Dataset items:
_ _ _ _ _ _ _
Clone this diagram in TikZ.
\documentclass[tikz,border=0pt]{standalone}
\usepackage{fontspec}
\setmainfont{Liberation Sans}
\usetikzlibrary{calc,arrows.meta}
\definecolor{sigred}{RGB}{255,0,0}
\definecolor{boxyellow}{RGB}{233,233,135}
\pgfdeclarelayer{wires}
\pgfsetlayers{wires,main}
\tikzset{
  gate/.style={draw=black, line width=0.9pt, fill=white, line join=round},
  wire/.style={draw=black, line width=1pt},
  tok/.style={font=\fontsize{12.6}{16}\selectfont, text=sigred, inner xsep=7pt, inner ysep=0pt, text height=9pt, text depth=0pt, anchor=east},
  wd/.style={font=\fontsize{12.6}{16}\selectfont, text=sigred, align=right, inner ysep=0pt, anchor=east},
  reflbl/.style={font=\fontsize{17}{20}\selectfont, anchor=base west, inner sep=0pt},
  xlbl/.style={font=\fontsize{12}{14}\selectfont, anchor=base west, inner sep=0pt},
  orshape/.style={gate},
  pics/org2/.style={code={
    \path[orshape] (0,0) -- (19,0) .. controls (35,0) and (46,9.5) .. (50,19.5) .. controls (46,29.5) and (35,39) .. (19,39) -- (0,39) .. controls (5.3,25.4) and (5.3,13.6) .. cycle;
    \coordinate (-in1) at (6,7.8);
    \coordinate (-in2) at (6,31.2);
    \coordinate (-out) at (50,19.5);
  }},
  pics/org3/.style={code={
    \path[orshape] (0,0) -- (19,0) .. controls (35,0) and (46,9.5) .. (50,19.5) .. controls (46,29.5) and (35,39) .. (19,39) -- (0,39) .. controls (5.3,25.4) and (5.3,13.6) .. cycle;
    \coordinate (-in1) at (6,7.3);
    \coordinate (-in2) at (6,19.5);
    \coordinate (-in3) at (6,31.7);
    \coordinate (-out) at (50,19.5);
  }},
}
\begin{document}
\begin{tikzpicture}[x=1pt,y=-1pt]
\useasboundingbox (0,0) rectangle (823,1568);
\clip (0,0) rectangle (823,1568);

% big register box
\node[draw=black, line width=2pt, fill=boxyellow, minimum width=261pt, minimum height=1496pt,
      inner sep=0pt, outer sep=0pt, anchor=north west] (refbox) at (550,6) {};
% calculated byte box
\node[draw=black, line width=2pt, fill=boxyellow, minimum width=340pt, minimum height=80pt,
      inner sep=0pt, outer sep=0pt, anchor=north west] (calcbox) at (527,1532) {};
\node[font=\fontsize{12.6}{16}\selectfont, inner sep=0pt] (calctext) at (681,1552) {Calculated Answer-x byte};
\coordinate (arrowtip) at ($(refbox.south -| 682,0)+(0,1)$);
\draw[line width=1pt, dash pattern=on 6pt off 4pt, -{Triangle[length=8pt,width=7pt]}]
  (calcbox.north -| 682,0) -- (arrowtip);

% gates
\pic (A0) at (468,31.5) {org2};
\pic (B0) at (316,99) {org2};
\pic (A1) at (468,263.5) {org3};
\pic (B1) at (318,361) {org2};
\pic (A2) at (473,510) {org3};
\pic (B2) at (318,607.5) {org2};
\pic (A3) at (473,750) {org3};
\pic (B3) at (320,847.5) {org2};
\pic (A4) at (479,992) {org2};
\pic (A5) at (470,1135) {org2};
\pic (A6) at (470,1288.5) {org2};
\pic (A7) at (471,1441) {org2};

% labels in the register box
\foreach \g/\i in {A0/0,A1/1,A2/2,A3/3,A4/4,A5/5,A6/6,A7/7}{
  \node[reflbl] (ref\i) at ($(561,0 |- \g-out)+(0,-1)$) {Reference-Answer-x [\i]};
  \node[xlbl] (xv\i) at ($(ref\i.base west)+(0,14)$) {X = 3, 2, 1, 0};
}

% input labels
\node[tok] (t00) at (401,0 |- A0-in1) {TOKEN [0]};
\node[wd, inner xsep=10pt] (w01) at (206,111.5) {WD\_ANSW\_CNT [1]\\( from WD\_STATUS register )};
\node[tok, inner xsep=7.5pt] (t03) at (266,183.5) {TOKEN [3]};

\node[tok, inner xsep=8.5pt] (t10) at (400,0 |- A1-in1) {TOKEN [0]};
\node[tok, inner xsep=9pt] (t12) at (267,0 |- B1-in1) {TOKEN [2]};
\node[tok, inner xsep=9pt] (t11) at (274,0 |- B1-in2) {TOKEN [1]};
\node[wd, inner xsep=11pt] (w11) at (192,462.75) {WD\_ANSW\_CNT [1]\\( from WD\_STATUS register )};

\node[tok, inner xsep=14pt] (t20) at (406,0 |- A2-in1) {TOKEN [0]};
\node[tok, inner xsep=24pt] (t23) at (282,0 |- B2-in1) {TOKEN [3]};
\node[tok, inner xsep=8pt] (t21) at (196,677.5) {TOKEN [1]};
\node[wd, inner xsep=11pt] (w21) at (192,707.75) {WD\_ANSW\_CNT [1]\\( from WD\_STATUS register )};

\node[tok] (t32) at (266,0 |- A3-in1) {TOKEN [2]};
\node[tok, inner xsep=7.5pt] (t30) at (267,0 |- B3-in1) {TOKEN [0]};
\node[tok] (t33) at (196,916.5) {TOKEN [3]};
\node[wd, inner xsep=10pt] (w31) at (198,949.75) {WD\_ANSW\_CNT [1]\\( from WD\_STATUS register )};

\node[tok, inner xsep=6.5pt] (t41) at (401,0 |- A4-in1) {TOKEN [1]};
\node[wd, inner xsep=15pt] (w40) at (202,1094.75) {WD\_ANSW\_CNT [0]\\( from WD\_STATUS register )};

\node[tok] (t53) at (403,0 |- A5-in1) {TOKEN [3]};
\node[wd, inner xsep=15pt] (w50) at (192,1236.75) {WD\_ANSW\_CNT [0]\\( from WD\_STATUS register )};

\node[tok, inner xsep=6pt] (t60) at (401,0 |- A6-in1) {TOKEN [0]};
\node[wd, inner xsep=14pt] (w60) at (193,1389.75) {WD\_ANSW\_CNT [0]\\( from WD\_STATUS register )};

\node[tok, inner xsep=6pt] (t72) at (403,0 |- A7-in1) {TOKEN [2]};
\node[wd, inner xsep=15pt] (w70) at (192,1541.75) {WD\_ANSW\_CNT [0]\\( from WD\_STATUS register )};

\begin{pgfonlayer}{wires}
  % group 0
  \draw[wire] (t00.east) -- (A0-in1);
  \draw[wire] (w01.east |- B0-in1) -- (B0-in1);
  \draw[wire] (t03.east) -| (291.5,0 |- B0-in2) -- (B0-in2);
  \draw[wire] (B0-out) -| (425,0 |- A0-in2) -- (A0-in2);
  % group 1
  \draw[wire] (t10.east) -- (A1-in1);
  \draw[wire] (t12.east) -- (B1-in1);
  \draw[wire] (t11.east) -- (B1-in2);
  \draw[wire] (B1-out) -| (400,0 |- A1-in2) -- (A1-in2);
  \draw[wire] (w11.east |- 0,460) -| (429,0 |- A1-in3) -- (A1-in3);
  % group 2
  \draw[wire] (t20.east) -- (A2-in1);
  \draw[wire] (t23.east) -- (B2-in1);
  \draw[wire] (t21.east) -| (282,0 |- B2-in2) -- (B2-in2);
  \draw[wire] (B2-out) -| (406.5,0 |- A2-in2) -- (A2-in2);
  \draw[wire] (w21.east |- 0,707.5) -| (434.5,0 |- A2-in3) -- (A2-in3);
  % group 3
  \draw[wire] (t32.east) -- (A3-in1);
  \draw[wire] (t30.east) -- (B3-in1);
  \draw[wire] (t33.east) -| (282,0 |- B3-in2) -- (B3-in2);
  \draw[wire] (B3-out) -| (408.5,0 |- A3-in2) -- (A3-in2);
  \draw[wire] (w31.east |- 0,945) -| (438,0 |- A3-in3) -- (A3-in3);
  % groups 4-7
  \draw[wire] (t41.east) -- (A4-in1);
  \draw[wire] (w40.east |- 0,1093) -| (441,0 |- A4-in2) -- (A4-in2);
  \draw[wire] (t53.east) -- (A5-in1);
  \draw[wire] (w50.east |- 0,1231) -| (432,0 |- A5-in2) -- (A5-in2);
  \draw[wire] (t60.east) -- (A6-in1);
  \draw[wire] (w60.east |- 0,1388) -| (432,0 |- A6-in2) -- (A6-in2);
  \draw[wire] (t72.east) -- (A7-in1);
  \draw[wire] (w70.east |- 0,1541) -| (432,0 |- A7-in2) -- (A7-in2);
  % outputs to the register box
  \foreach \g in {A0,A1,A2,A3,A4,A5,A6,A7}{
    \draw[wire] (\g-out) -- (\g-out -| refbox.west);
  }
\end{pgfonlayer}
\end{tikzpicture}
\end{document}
_ _ _ _ _ _ _
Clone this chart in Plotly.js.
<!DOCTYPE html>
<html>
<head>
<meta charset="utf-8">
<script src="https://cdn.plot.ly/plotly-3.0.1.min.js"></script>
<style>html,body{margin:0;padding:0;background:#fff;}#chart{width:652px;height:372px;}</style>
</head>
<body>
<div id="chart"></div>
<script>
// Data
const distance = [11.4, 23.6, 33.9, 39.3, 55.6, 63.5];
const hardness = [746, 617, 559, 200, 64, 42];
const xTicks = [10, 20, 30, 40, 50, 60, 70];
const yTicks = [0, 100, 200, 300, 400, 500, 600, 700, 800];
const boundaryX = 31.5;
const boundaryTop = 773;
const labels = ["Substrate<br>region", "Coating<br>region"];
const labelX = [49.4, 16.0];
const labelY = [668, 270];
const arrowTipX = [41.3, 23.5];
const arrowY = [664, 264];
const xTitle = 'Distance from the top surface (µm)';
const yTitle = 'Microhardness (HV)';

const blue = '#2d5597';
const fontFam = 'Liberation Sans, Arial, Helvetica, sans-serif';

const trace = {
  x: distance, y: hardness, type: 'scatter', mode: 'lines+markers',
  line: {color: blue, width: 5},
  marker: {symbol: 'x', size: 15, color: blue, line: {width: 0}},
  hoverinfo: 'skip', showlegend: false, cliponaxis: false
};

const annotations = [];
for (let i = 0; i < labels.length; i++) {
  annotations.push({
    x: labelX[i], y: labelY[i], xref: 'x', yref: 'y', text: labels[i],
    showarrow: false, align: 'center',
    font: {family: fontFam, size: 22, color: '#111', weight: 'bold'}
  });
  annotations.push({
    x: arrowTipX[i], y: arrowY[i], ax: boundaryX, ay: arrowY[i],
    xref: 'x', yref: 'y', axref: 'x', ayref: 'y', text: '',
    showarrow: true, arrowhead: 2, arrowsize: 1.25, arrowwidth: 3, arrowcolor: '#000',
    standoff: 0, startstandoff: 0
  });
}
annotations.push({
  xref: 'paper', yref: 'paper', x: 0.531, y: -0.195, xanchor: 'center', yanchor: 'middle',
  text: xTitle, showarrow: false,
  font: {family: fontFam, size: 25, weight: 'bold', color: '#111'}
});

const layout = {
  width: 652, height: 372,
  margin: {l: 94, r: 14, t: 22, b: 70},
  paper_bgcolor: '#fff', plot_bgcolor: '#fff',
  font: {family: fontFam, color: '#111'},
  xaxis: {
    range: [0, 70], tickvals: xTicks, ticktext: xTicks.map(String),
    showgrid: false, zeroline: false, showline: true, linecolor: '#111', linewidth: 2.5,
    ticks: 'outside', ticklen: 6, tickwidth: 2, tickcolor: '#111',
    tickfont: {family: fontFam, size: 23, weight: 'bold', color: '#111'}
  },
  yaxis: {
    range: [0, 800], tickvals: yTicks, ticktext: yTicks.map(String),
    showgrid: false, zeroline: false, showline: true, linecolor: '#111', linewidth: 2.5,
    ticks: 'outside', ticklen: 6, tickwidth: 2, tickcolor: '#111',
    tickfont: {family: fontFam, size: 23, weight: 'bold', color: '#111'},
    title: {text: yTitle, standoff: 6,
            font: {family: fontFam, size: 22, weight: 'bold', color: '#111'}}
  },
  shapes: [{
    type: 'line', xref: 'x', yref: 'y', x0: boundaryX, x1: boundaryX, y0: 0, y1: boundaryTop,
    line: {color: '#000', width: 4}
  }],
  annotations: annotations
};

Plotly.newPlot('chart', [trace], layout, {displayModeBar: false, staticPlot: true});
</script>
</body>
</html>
_ _ _ _ _ _ _
- Prompt: Show the lines from the data above that contain the string "this".

- Exercise solution:
Clone this diagram in TikZ.
Clone this chart in Plotly.js.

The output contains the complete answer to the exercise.